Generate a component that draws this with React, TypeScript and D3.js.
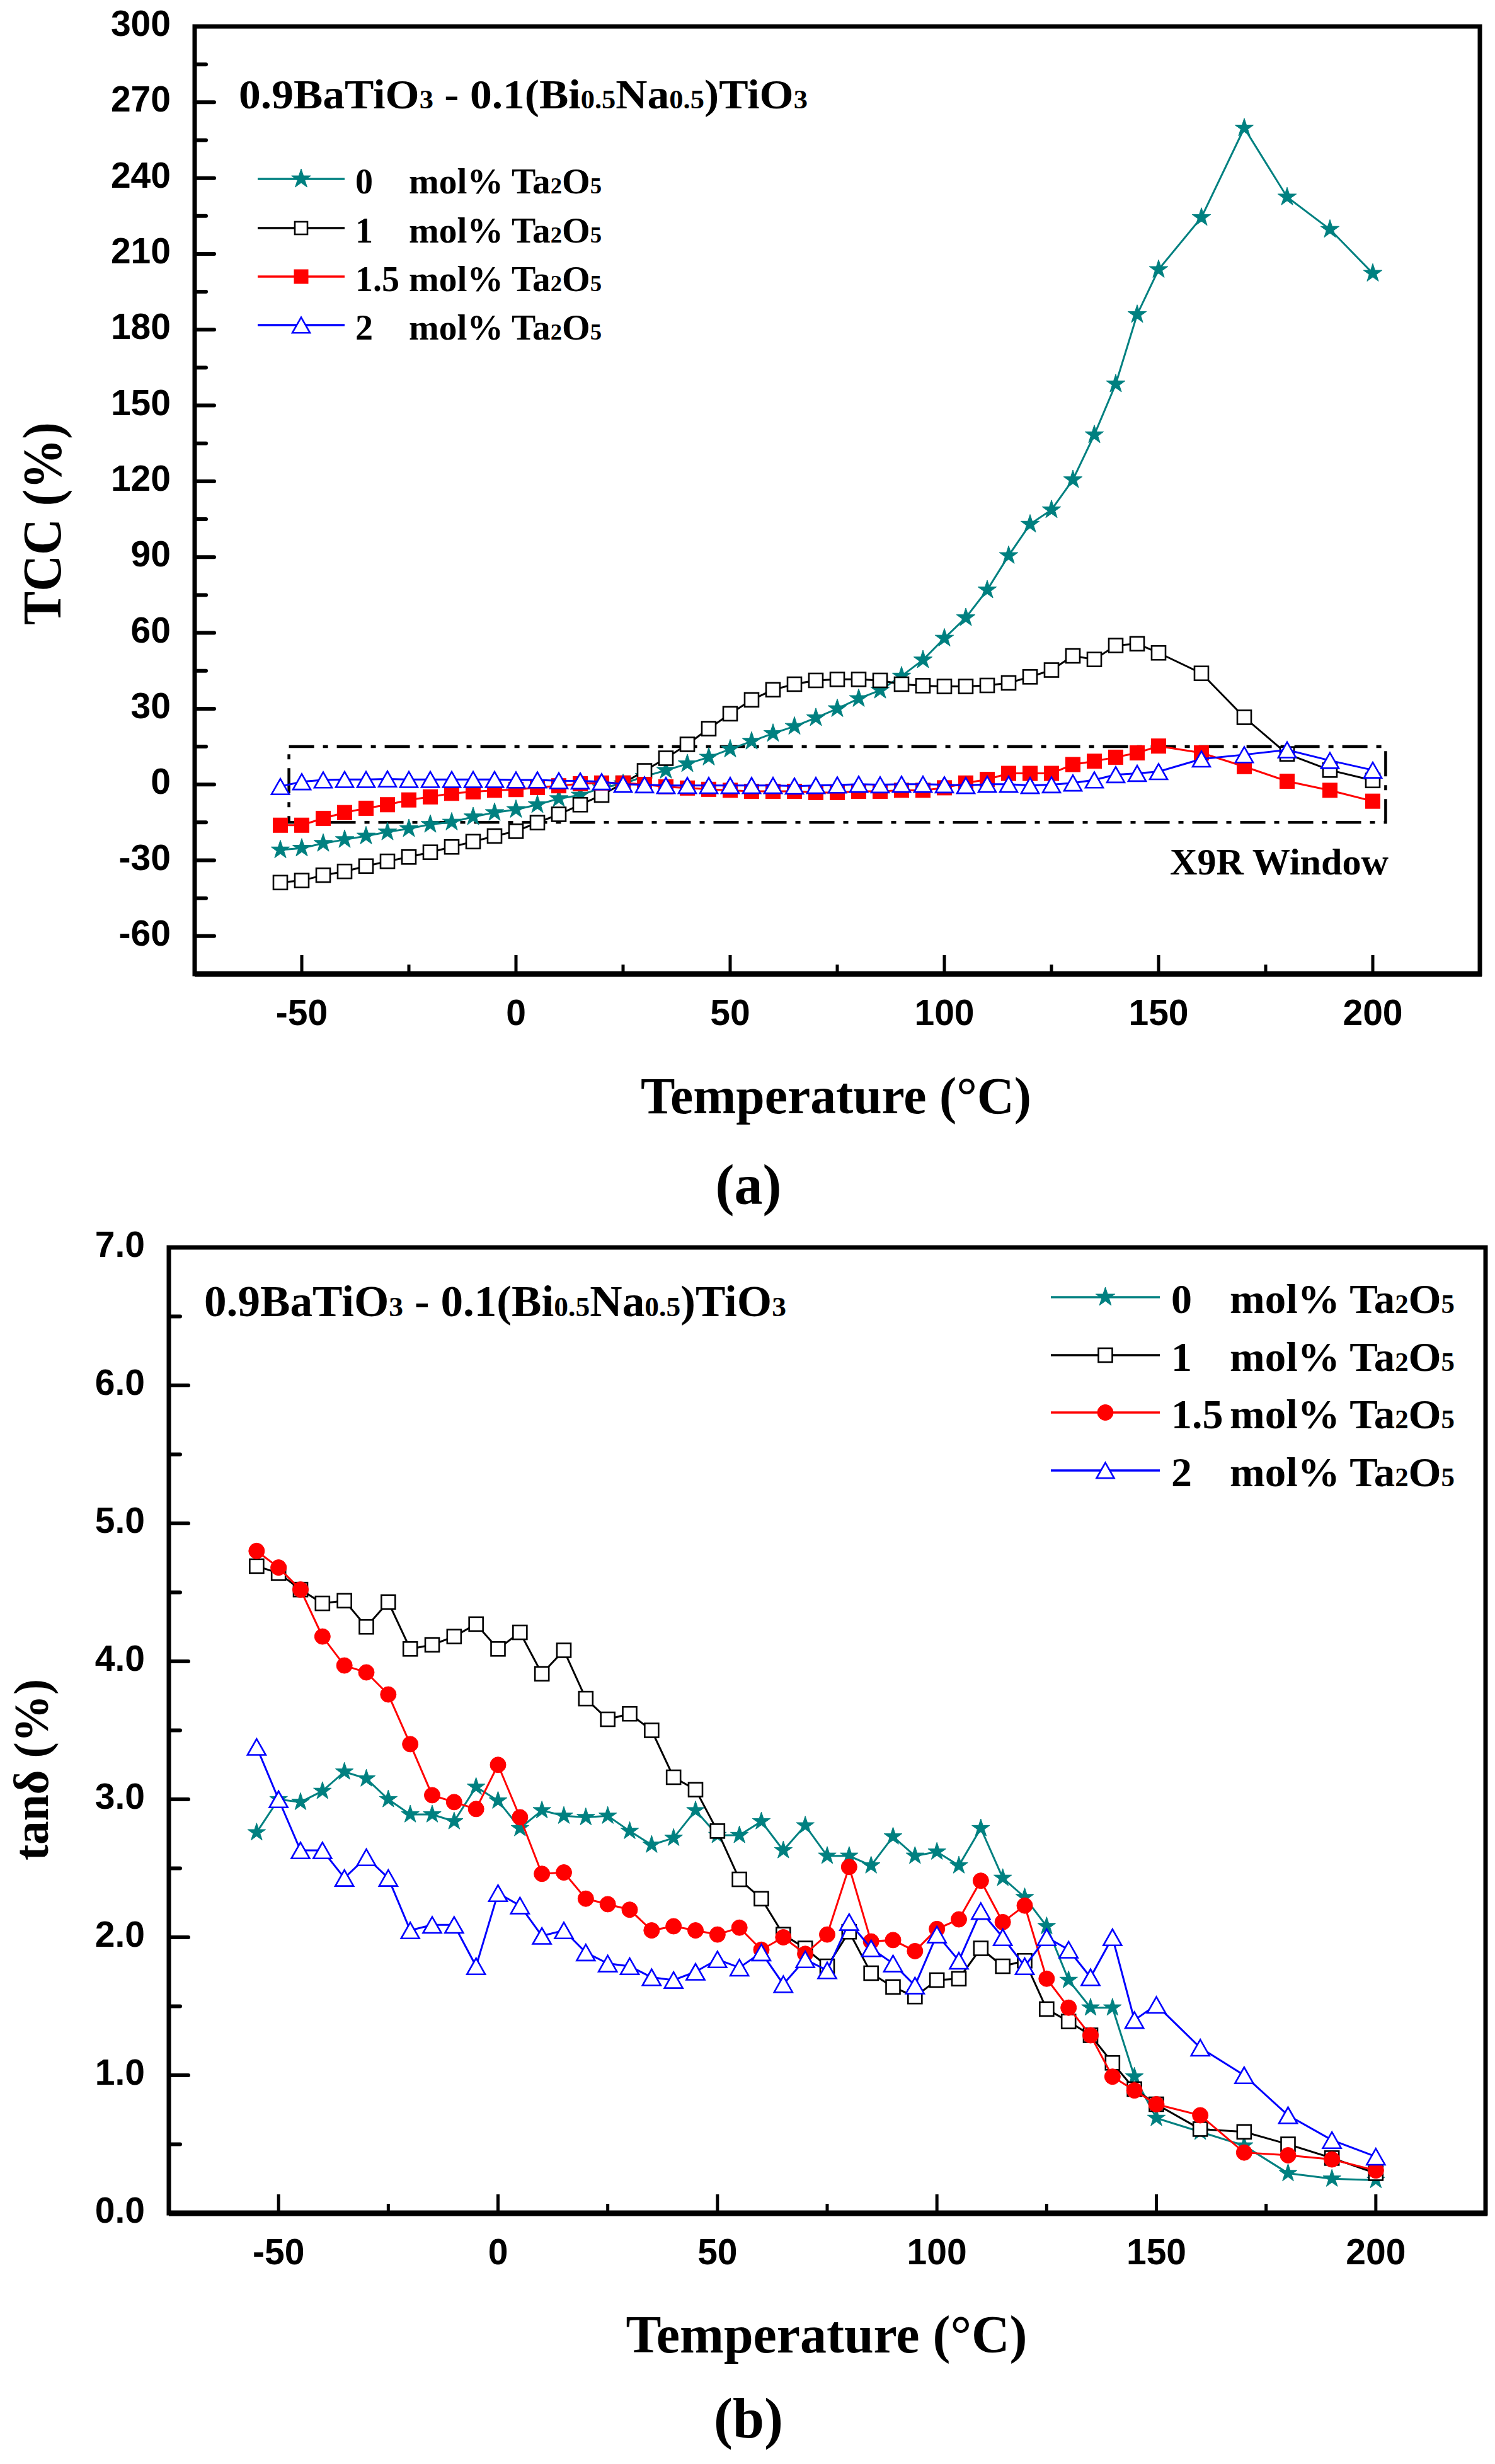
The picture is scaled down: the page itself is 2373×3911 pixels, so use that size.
import React from 'react';
import * as d3 from 'd3';

// ---------------- DATA ----------------
const TEMPS = [
  -55, -50, -45, -40, -35, -30, -25, -20, -15, -10, -5, 0, 5, 10, 15, 20, 25, 30, 35, 40,
  45, 50, 55, 60, 65, 70, 75, 80, 85, 90, 95, 100, 105, 110, 115, 120, 125, 130, 135, 140,
  145, 150, 160, 170, 180, 190, 200,
];

// panel (a): TCC (%)
const TCC_0 = [
  -25.9, -25.2, -23.3, -21.8, -20.4, -18.8, -17.5, -15.8, -14.9, -12.8, -11.1, -9.9, -8.0, -5.6, -4.2, -1.3, 0.3, 3.2, 5.6, 8.2,
  10.8, 14.0, 17.1, 20.2, 23.0, 26.4, 30.0, 34.0, 37.3, 42.9, 49.3, 57.9, 66.0, 77.0, 90.6, 103.0, 108.7, 120.6, 138.4, 158.5,
  186.0, 203.8, 224.4, 259.8, 232.5, 219.7, 202.3,
];
const TCC_1 = [
  -38.8, -38.0, -35.9, -34.4, -32.3, -30.4, -28.7, -26.8, -24.7, -22.6, -20.4, -18.5, -15.1, -11.8, -8.0, -4.2, 0.5, 5.4, 10.4, 15.9,
  22.1, 28.0, 33.5, 37.5, 39.7, 41.2, 41.6, 41.6, 41.2, 39.7, 39.1, 38.8, 38.8, 39.2, 40.2, 42.6, 45.3, 50.9, 49.5, 55.0,
  55.7, 52.1, 44.0, 26.6, 12.1, 5.7, 1.6,
];
const TCC_15 = [
  -16.1, -16.1, -13.4, -11.1, -9.4, -8.0, -6.1, -4.9, -3.5, -2.9, -2.3, -2.0, -1.2, -0.5, 0.3, 0.6, 0.6, 0.0, -0.9, -1.4,
  -1.9, -2.3, -2.7, -2.7, -2.7, -3.2, -3.2, -2.7, -2.7, -2.3, -2.3, -1.3, 0.6, 2.0, 4.4, 4.4, 4.4, 7.9, 9.2, 10.8,
  12.5, 15.2, 12.5, 7.1, 1.3, -2.3, -6.6,
];
const TCC_2 = [
  -0.8, 1.1, 1.8, 2.0, 2.0, 2.2, 2.0, 2.0, 2.0, 2.0, 2.0, 1.8, 1.8, 1.5, 1.4, 1.1, 0.1, -0.1, -0.4, -0.4,
  -0.4, -0.4, -0.4, -0.4, -0.6, -0.4, -0.2, 0.1, -0.1, 0.1, 0.1, -0.1, -0.4, 0.1, 0.1, -0.4, -0.1, 0.6, 1.8, 3.9,
  4.4, 5.1, 10.1, 11.8, 13.7, 9.5, 5.7,
];

// panel (b): tan delta (%)
const TAN_0 = [
  2.76, 3.0, 2.98, 3.06, 3.2, 3.15, 3.0, 2.89, 2.89, 2.84, 3.09, 2.99, 2.79, 2.92, 2.88, 2.87, 2.88, 2.77, 2.67, 2.72,
  2.92, 2.74, 2.74, 2.84, 2.63, 2.81, 2.59, 2.59, 2.52, 2.73, 2.59, 2.62, 2.52, 2.79, 2.43, 2.29, 2.08, 1.69, 1.49, 1.49,
  0.99, 0.69, 0.59, 0.49, 0.29, 0.25, 0.24,
];
const TAN_1 = [
  4.69, 4.64, 4.52, 4.42, 4.44, 4.25, 4.43, 4.09, 4.12, 4.18, 4.27, 4.09, 4.21, 3.91, 4.08, 3.73, 3.58, 3.62, 3.5, 3.16,
  3.07, 2.77, 2.42, 2.28, 2.02, 1.92, 1.79, 2.04, 1.74, 1.64, 1.57, 1.69, 1.7, 1.92, 1.79, 1.83, 1.48, 1.39, 1.29, 1.09,
  0.9, 0.79, 0.61, 0.59, 0.5, 0.4, 0.29,
];
const TAN_15 = [
  4.8, 4.68, 4.52, 4.18, 3.97, 3.92, 3.76, 3.4, 3.03, 2.98, 2.93, 3.25, 2.87, 2.46, 2.47, 2.28, 2.24, 2.2, 2.05, 2.08,
  2.05, 2.02, 2.07, 1.91, 2.0, 1.88, 2.02, 2.51, 1.97, 1.98, 1.9, 2.06, 2.13, 2.41, 2.11, 2.23, 1.7, 1.49, 1.29, 0.99,
  0.89, 0.79, 0.71, 0.44, 0.42, 0.39, 0.31,
];
const TAN_2 = [
  3.38, 3.0, 2.63, 2.63, 2.43, 2.58, 2.43, 2.05, 2.09, 2.09, 1.79, 2.32, 2.23, 2.01, 2.05, 1.89, 1.81, 1.79, 1.71, 1.69,
  1.75, 1.84, 1.78, 1.89, 1.66, 1.84, 1.76, 2.11, 1.92, 1.81, 1.65, 2.02, 1.83, 2.19, 2.0, 1.79, 2.0, 1.91, 1.71, 2.0,
  1.4, 1.51, 1.2, 1.0, 0.71, 0.53, 0.41,
];

const SERIES_NUMS = ['0', '1', '1.5', '2'];
const SERIES_COLORS = ['#008080', '#000000', '#ff0000', '#0000ff'];

const X_DOMAIN = [-75, 225];
const X_TICKS = [-50, 0, 50, 100, 150, 200];
const X_MINOR = [-25, 25, 75, 125, 175];

const TCC_DOMAIN = [-75, 300];
const TCC_TICKS = [-60, -30, 0, 30, 60, 90, 120, 150, 180, 210, 240, 270, 300];
const TCC_MINOR = [-45, -15, 15, 45, 75, 105, 135, 165, 195, 225, 255, 285];

const TAN_DOMAIN = [0, 7];
const TAN_TICKS = [0, 1, 2, 3, 4, 5, 6, 7];
const TAN_MINOR = [0.5, 1.5, 2.5, 3.5, 4.5, 5.5, 6.5];

const X9R_T = [-53, 203];
const X9R_TCC = [-15, 15];

// ---------------- STYLE ----------------
const SERIF = "'Liberation Serif', 'Times New Roman', serif";
const SANS = "'Liberation Sans', Arial, sans-serif";

type Box = { l: number; r: number; t: number; b: number };

function Marker({ kind, x, y, s }: { kind: string; x: number; y: number; s: number }) {
  if (kind === 'star') {
    const p = d3.symbol().type(d3.symbolStar).size(s * s * 0.32)();
    return <path d={p as string} transform={`translate(${x},${y})`} fill="#008080" stroke="#008080" strokeWidth={1} />;
  }
  if (kind === 'square') {
    const h = s / 2;
    return <rect x={x - h} y={y - h} width={s} height={s} fill="#fff" stroke="#000" strokeWidth={2.6} />;
  }
  if (kind === 'fsquare') {
    const h = s / 2;
    return <rect x={x - h} y={y - h} width={s} height={s} fill="#ff0000" stroke="#ff0000" strokeWidth={1} />;
  }
  if (kind === 'circle') {
    return <circle cx={x} cy={y} r={s / 2} fill="#ff0000" stroke="#ff0000" strokeWidth={1} />;
  }
  // triangle
  const w = s, h = s * 0.88;
  const d = `M${x},${y - h / 2}L${x + w / 2},${y + h / 2}L${x - w / 2},${y + h / 2}Z`;
  return <path d={d} fill="#fff" stroke="#0000ff" strokeWidth={2.6} />;
}

function Chem({ x, y, size, parts, anchor, len }: { x: number; y: number; size: number; parts: [string, boolean][]; anchor?: string; len?: number }) {
  return (
    <text x={x} y={y} fontFamily={SERIF} fontWeight="bold" fontSize={size} textAnchor={anchor || 'start'}
      {...(len ? { textLength: len, lengthAdjust: 'spacingAndGlyphs' } : {})}>
      {parts.map(([t, sub], i) => (
        <tspan key={i} fontSize={sub ? size * 0.64 : size}>{t}</tspan>
      ))}
    </text>
  );
}

const TITLE_PARTS: [string, boolean][] = [
  ['0.9BaTiO', false], ['3', true], [' - 0.1(Bi', false], ['0.5', true], ['Na', false], ['0.5', true], [')TiO', false], ['3', true],
];
const MOL_PARTS: [string, boolean][] = [['mol% Ta', false], ['2', true], ['O', false], ['5', true]];

function Panel(props: {
  box: Box; yDomain: number[]; yTicks: number[]; yMinor: number[]; yFmt: (v: number) => string;
  series: number[][]; kinds: string[]; msize: number[]; children?: React.ReactNode;
}) {
  const { box, yDomain, yTicks, yMinor, yFmt, series, kinds, msize } = props;
  const x = d3.scaleLinear().domain(X_DOMAIN).range([box.l, box.r]);
  const y = d3.scaleLinear().domain(yDomain).range([box.b, box.t]);
  const line = d3.line<number>().x((_, i) => x(TEMPS[i])).y((v) => y(v));
  const inside = (v: number) => v > yDomain[0] && v < yDomain[1];
  return (
    <g>
      {props.children}
      {series.map((vals, si) => (
        <g key={si}>
          <path d={line(vals) as string} fill="none" stroke={SERIES_COLORS[si]} strokeWidth={3} />
          {vals.map((v, i) => (
            <Marker key={i} kind={kinds[si]} x={x(TEMPS[i])} y={y(v)} s={msize[si]} />
          ))}
        </g>
      ))}
      {/* frame */}
      <rect x={box.l} y={box.t} width={box.r - box.l} height={box.b - box.t} fill="none" stroke="#000" strokeWidth={7} />
      <line x1={box.l} x2={box.r + 3} y1={box.b} y2={box.b} stroke="#000" strokeWidth={9} />
      {/* y ticks */}
      {yTicks.filter(inside).map((t) => (
        <line key={'yt' + t} x1={box.l} x2={box.l + 31} y1={y(t)} y2={y(t)} stroke="#000" strokeWidth={6} strokeLinecap="round" />
      ))}
      {yMinor.filter(inside).map((t) => (
        <line key={'ym' + t} x1={box.l} x2={box.l + 18} y1={y(t)} y2={y(t)} stroke="#000" strokeWidth={6} strokeLinecap="round" />
      ))}
      {yTicks.map((t) => (
        <text key={'yl' + t} x={box.l - 38} y={y(t) + 15} textAnchor="end" fontFamily={SANS} fontWeight="bold" fontSize={57}>
          {yFmt(t).replace('\u2212', '-')}
        </text>
      ))}
      {/* x ticks */}
      {X_TICKS.map((t) => (
        <line key={'xt' + t} x1={x(t)} x2={x(t)} y1={box.b} y2={box.b - 30} stroke="#000" strokeWidth={5} />
      ))}
      {X_MINOR.map((t) => (
        <line key={'xm' + t} x1={x(t)} x2={x(t)} y1={box.b} y2={box.b - 15} stroke="#000" strokeWidth={5} />
      ))}
      {X_TICKS.map((t) => (
        <text key={'xl' + t} x={x(t)} y={box.b + 81} textAnchor="middle" fontFamily={SANS} fontWeight="bold" fontSize={57}>
          {String(t)}
        </text>
      ))}
    </g>
  );
}

function Legend({ x1, x2, rows, kinds, msize, numX, molX, size, len, base }: {
  x1: number; x2: number; rows: number[]; kinds: string[]; msize: number[]; numX: number; molX: number; size: number; len: number; base: number;
}) {
  const mx = (x1 + x2) / 2;
  return (
    <g>
      {rows.map((ry, i) => (
        <g key={i}>
          <line x1={x1} x2={x2} y1={ry} y2={ry} stroke={SERIES_COLORS[i]} strokeWidth={3.5} />
          <Marker kind={kinds[i]} x={mx} y={ry} s={msize[i]} />
          <text x={numX} y={ry + base} fontFamily={SERIF} fontWeight="bold" fontSize={size}>{SERIES_NUMS[i]}</text>
          <Chem x={molX} y={ry + base} size={size} parts={MOL_PARTS} len={len} />
        </g>
      ))}
    </g>
  );
}

export default function App() {
  const boxA: Box = { l: 309, r: 2349, t: 42, b: 1546 };
  const boxB: Box = { l: 268, r: 2358, t: 1980, b: 3513 };
  const xA = d3.scaleLinear().domain(X_DOMAIN).range([boxA.l, boxA.r]);
  const yA = d3.scaleLinear().domain(TCC_DOMAIN).range([boxA.b, boxA.t]);

  return (
    <div style={{ position: 'absolute', left: 0, top: 0 }}>
      <svg width={2373} height={3911} style={{ display: 'block', background: '#fff' }}>
        <rect x={0} y={0} width={2373} height={3911} fill="#fff" />

        {/* ---------- Panel (a) ---------- */}
        <Panel box={boxA} yDomain={TCC_DOMAIN} yTicks={TCC_TICKS} yMinor={TCC_MINOR} yFmt={d3.format('d')}
          series={[TCC_0, TCC_1, TCC_15, TCC_2]} kinds={['star', 'square', 'fsquare', 'triangle']} msize={[29, 22, 23, 28]}>
          <rect x={xA(X9R_T[0])} y={yA(X9R_TCC[1])} width={xA(X9R_T[1]) - xA(X9R_T[0])} height={yA(X9R_TCC[0]) - yA(X9R_TCC[1])}
            fill="none" stroke="#000" strokeWidth={4.5} strokeDasharray="40 14 8 14" />
        </Panel>
        <Chem x={379} y={172} size={66} parts={TITLE_PARTS} len={903} />
        <Legend x1={409} x2={547} rows={[284, 362, 439, 516]} kinds={['star', 'square', 'fsquare', 'triangle']} msize={[30, 20, 22, 28]}
          numX={564} molX={649} size={56} len={306} base={23} />
        <text x={1857} y={1388} fontFamily={SERIF} fontWeight="bold" fontSize={60} textLength={347} lengthAdjust="spacingAndGlyphs">X9R Window</text>
        <text transform="translate(96,831) rotate(-90)" textAnchor="middle" fontFamily={SERIF} fontWeight="bold" fontSize={86}
          textLength={322} lengthAdjust="spacingAndGlyphs">TCC (%)</text>
        <text x={1327} y={1767} textAnchor="middle" fontFamily={SERIF} fontWeight="bold" fontSize={82} textLength={620} lengthAdjust="spacingAndGlyphs">Temperature (°C)</text>
        <text x={1188} y={1911} textAnchor="middle" fontFamily={SERIF} fontWeight="bold" fontSize={90}>(a)</text>

        {/* ---------- Panel (b) ---------- */}
        <Panel box={boxB} yDomain={TAN_DOMAIN} yTicks={TAN_TICKS} yMinor={TAN_MINOR} yFmt={d3.format('.1f')}
          series={[TAN_0, TAN_1, TAN_15, TAN_2]} kinds={['star', 'square', 'circle', 'triangle']} msize={[28, 22, 25, 29]} />
        <Chem x={324} y={2089} size={70} parts={TITLE_PARTS} len={924} />
        <Legend x1={1668} x2={1841} rows={[2059, 2151, 2242, 2334]} kinds={['star', 'square', 'circle', 'triangle']} msize={[30, 22, 25, 28]}
          numX={1859} molX={1952} size={66} len={357} base={25} />
        <text transform="translate(76,2809) rotate(-90)" textAnchor="middle" fontFamily={SERIF} fontWeight="bold" fontSize={78}
          textLength={288} lengthAdjust="spacingAndGlyphs">tanδ (%)</text>
        <text x={1312} y={3734} textAnchor="middle" fontFamily={SERIF} fontWeight="bold" fontSize={84} textLength={637} lengthAdjust="spacingAndGlyphs">Temperature (°C)</text>
        <text x={1188} y={3869} textAnchor="middle" fontFamily={SERIF} fontWeight="bold" fontSize={90}>(b)</text>
      </svg>
    </div>
  );
}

______________________________

PROBLEM: How many of these lines contain "that"? Write only the number.

EXERCISE RESULT: 2